## DESCRIPTION OF THE TASK
Repeat, exactly and only, the lines from the beginning of the data through the line with "import plotly.graph_objects as go". Pictures are left out.
* begin *
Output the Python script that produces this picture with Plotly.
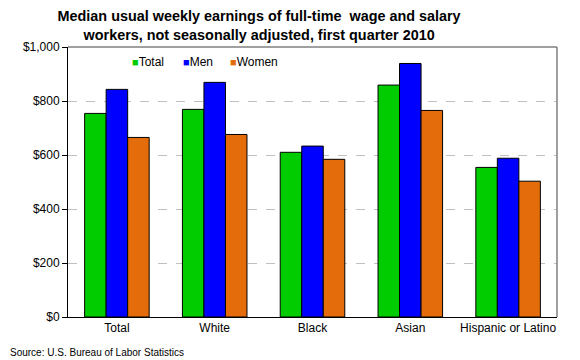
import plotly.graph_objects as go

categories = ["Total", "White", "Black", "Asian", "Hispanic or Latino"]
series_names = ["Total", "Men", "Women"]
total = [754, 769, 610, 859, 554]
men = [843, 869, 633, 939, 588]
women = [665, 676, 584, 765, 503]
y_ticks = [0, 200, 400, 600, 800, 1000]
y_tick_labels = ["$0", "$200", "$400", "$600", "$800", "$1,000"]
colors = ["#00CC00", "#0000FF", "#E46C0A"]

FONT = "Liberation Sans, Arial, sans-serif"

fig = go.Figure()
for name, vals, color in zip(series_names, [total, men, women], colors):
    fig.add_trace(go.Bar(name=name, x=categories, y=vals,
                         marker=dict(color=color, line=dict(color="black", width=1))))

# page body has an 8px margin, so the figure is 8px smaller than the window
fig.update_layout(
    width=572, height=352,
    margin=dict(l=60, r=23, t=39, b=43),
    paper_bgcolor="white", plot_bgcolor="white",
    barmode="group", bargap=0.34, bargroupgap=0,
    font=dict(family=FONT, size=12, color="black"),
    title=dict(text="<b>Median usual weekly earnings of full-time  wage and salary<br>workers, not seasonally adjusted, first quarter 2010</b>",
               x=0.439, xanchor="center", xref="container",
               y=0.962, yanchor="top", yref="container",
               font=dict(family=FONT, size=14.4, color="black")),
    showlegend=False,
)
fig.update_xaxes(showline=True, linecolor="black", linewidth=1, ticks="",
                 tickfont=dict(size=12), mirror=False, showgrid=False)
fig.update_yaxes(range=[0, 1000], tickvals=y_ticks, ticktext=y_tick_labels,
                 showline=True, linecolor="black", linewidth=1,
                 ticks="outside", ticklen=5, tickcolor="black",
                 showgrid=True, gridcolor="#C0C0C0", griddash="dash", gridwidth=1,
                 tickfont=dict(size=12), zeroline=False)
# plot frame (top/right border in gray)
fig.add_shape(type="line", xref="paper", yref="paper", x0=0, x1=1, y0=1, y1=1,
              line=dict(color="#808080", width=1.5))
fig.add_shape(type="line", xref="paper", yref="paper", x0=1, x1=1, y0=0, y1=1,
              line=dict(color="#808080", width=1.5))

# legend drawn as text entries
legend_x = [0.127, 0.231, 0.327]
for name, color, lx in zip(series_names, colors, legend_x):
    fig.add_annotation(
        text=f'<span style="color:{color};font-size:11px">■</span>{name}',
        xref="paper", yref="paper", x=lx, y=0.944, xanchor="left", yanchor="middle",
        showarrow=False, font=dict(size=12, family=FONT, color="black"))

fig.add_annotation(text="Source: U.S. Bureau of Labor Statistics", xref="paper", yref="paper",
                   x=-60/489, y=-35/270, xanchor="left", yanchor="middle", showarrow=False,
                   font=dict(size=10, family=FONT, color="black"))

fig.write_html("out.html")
* end *
## SOLUTION FOR THIS EXERCISE
Output the Python script that produces this picture with Plotly.
import plotly.graph_objects as go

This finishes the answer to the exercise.